Martin House Chapel

Boston Spa, West Yorkshire

This small chapel uses strong sculptural forms and enduring materials to provide a much used place of calm and tranquility amid the bustle of a children’s hospice. The building is part of a family of buildings we have created at Martin House in Boston Spa, West Yorkshire.

Martin House children’s hospice, designed by Wildblood Macdonald, opened in 1987 to provide care and support for children with life-limiting illnesses and their families. We are proud of our continued role in the development of the hospice since its opening, including the design of a separate unit for teenagers and young people, Whitby Lodge, which was completed in 2002. The creation of the Lodge entailed the loss of the hospice’s chapel. It seemed to all concerned that a noisy location at the heart of a home for teenagers was not ideal for a place for meditation and prayer. This led the trustees of Martin House to ask Wildblood Macdonald to design a replacement, somewhere in the garden.

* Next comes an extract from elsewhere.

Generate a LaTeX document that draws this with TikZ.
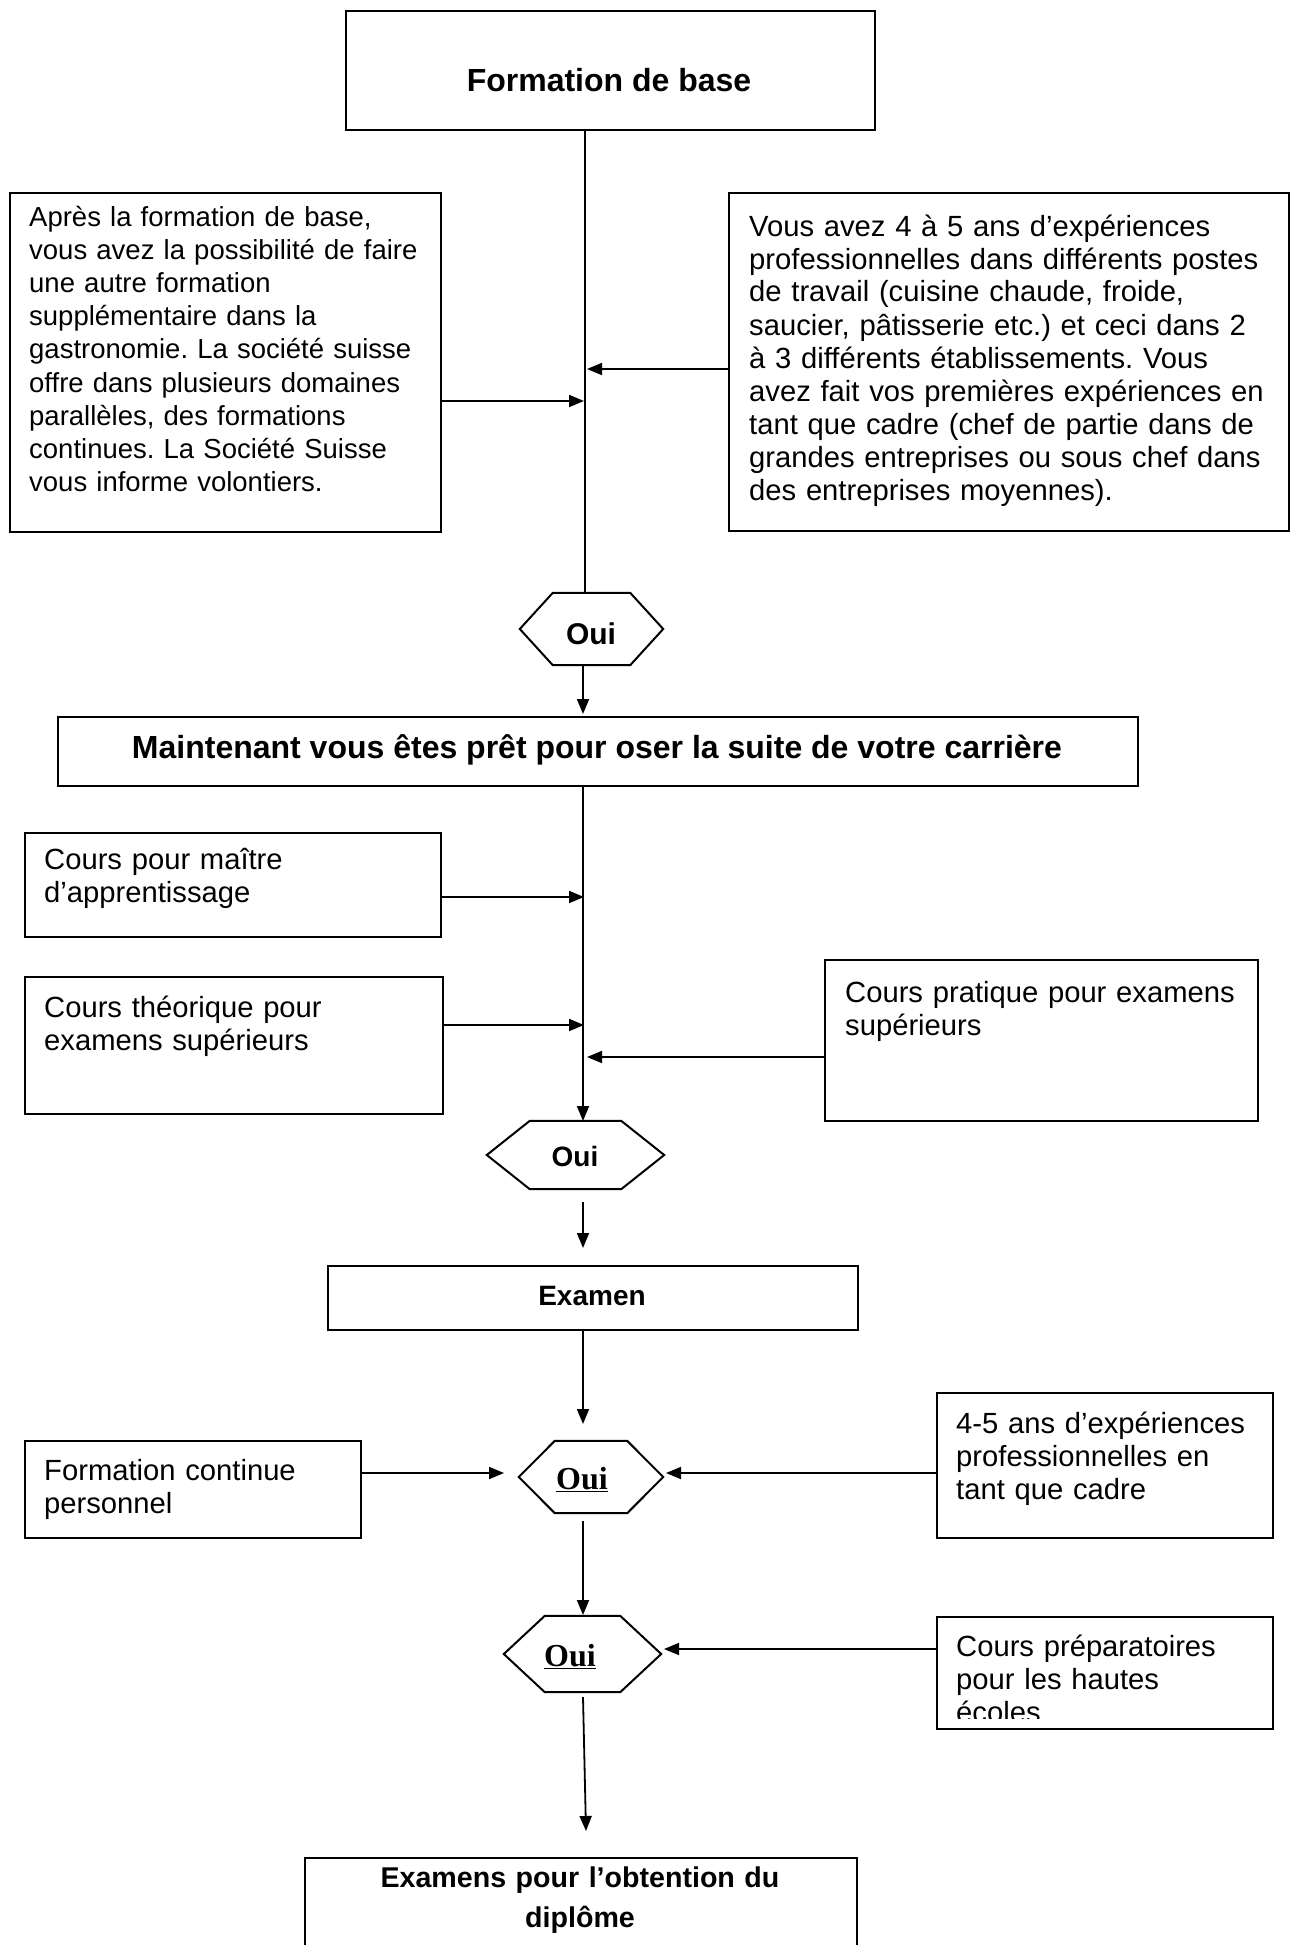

The agreed setting and the fact that the garden lay within the Green Belt led us to conclude that the building should not be conventional, but rather should blend into the landscape with any walls appearing as garden walls.

This led us on to think that we should make a positive use of the 'boundary wall' idea. We concluded that those visiting the chapel should walk through the wall to something delightful beyond. For some this would represent a step from the bustling activity of the hospice to a quiet garden setting, but for others it could symbolise the passing from life, through death to a life full of delight beyond.

A quiet area of the garden was identified, furthest from the main buildings and surrounded by mature trees and planting. The ‘boundary wall’ idea was developed, with only a glass door within a curving dry-stone wall being visible from the noisy play areas and main buildings. Beyond the wall, the main chapel space is enclosed by glass and timber, deliberately contrasting materials to the limestone walling. The chapel looks out onto a very peaceful wild garden, backed by mature trees, with no hint of the bustling activity of the hospice on the other side of the wall.

The specialist construction skills used in the dry-stone walling and the copper roofing add to the delight of this little building.